[Source data]

──────

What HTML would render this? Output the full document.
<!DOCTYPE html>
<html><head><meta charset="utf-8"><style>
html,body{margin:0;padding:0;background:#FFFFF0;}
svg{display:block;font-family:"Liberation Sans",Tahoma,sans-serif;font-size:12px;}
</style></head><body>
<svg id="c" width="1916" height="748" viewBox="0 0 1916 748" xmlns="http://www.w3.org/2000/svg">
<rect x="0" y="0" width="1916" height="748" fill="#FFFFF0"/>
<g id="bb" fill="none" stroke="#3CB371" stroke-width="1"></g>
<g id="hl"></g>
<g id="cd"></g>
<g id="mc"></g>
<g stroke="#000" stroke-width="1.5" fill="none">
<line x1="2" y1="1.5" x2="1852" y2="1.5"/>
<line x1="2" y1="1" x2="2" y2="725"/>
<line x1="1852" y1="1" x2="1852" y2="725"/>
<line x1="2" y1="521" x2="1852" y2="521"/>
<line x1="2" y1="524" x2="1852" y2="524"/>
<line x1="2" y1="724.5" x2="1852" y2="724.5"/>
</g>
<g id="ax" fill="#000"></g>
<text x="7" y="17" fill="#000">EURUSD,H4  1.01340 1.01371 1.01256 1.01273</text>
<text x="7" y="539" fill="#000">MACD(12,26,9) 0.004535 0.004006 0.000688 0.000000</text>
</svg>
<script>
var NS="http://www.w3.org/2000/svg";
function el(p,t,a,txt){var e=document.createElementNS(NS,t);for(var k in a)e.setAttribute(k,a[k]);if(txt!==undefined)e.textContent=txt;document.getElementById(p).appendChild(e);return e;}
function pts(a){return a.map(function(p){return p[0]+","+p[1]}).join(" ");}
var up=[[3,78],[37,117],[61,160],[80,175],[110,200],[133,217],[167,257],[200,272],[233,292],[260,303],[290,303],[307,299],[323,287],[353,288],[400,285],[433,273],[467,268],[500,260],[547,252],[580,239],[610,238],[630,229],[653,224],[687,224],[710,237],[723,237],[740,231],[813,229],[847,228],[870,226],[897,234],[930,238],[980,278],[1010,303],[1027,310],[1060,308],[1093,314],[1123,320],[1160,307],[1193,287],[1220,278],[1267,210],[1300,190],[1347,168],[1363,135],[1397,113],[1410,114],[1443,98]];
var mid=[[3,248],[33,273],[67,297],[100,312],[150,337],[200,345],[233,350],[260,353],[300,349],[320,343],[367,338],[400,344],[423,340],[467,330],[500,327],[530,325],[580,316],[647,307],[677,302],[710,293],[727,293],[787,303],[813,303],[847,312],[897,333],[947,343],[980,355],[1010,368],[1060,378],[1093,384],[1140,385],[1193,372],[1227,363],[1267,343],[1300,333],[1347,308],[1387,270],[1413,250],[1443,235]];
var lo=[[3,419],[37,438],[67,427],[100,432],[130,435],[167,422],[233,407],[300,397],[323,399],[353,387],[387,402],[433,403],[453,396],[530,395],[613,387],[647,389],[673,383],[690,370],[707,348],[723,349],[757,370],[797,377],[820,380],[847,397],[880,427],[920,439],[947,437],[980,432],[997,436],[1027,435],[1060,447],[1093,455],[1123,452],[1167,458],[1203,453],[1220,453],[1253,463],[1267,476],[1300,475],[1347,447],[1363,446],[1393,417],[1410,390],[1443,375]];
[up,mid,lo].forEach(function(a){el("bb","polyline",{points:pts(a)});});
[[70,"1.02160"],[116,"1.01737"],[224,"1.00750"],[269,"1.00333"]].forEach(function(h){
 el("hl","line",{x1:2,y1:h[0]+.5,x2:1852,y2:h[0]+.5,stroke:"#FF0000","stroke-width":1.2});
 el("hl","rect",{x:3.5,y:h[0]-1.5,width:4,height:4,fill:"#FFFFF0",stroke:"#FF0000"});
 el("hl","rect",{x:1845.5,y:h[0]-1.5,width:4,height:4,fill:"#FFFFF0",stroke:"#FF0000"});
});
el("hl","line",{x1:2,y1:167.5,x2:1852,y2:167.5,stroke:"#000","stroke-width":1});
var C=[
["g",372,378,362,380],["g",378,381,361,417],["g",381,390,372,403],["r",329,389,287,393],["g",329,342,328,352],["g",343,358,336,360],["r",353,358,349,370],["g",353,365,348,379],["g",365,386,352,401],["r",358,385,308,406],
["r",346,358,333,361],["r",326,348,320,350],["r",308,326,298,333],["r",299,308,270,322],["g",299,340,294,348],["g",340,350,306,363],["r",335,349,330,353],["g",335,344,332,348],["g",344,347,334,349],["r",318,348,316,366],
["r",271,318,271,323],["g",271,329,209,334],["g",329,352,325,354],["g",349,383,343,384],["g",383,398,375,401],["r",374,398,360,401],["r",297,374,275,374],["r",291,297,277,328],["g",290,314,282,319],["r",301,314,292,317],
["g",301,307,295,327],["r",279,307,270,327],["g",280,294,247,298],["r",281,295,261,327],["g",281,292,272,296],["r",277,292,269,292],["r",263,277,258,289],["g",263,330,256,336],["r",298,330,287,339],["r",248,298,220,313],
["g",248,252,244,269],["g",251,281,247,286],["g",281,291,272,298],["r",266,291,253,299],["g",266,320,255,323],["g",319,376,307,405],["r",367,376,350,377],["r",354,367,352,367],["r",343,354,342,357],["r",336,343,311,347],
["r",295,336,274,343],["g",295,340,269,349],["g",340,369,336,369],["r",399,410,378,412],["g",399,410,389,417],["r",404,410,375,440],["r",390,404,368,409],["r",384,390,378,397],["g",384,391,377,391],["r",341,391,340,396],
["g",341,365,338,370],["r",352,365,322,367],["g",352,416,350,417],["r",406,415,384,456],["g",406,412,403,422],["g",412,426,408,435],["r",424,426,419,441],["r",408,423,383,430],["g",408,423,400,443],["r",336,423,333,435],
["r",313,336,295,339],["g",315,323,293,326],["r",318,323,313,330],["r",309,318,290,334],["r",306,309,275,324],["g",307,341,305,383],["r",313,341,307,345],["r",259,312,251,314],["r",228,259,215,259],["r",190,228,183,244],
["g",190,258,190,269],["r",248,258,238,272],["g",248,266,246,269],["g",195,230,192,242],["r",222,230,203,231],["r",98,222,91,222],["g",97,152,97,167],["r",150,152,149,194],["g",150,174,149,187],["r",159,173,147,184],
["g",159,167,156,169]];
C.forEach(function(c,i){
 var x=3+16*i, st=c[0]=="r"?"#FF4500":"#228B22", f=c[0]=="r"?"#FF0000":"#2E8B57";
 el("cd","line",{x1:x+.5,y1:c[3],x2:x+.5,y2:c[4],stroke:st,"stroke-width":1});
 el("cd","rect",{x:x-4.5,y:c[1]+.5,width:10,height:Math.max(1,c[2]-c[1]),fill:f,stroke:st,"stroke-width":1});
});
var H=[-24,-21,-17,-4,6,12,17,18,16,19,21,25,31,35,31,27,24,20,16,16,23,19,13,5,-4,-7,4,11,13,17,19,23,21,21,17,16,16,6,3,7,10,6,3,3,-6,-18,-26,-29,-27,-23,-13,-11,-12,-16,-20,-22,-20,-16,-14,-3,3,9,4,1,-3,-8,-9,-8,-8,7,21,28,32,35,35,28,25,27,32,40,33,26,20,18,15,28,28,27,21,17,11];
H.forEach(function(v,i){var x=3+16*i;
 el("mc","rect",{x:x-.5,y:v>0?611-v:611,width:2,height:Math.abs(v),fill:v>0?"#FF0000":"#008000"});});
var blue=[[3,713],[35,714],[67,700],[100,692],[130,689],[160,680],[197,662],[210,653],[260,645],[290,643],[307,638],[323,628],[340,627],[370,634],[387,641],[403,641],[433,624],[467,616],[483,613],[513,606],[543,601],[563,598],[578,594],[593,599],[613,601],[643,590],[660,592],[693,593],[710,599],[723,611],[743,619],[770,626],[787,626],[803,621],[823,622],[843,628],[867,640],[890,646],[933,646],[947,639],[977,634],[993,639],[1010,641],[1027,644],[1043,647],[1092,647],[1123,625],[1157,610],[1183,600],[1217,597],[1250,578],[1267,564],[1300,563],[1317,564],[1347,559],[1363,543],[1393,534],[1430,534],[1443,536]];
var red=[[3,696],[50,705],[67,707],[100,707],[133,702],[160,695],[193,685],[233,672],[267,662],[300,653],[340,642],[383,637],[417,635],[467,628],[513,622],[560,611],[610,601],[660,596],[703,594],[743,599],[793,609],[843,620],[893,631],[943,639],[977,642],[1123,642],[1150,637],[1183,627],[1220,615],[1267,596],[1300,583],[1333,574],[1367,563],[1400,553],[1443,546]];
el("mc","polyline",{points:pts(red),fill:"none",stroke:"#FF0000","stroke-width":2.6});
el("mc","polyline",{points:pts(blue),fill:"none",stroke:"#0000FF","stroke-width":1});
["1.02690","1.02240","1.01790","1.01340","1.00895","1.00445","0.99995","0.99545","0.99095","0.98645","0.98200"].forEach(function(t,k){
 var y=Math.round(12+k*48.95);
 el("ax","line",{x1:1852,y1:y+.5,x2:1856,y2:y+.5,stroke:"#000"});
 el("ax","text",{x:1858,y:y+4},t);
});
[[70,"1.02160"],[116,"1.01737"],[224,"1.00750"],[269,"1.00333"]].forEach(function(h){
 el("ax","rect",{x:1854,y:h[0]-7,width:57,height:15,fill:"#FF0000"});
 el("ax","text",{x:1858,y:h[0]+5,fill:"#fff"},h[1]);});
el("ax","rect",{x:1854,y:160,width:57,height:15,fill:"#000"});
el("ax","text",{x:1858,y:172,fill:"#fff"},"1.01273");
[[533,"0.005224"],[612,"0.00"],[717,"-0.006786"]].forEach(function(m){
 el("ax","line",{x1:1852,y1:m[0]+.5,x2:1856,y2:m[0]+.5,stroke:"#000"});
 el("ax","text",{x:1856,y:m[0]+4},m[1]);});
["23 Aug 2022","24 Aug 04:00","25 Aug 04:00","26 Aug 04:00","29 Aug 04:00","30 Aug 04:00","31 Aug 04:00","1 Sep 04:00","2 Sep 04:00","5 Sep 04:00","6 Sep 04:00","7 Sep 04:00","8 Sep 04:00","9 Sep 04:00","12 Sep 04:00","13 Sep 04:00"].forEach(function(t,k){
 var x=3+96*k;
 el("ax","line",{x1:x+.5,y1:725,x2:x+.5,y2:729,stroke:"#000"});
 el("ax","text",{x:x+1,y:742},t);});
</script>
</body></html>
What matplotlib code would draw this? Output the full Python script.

──────

> **TASK GOAL**
Scan the material for lines with the word "would", and copy each line you find.

> **ANSWER TO THIS PROBLEM**
What HTML would render this? Output the full document.
What matplotlib code would draw this? Output the full Python script.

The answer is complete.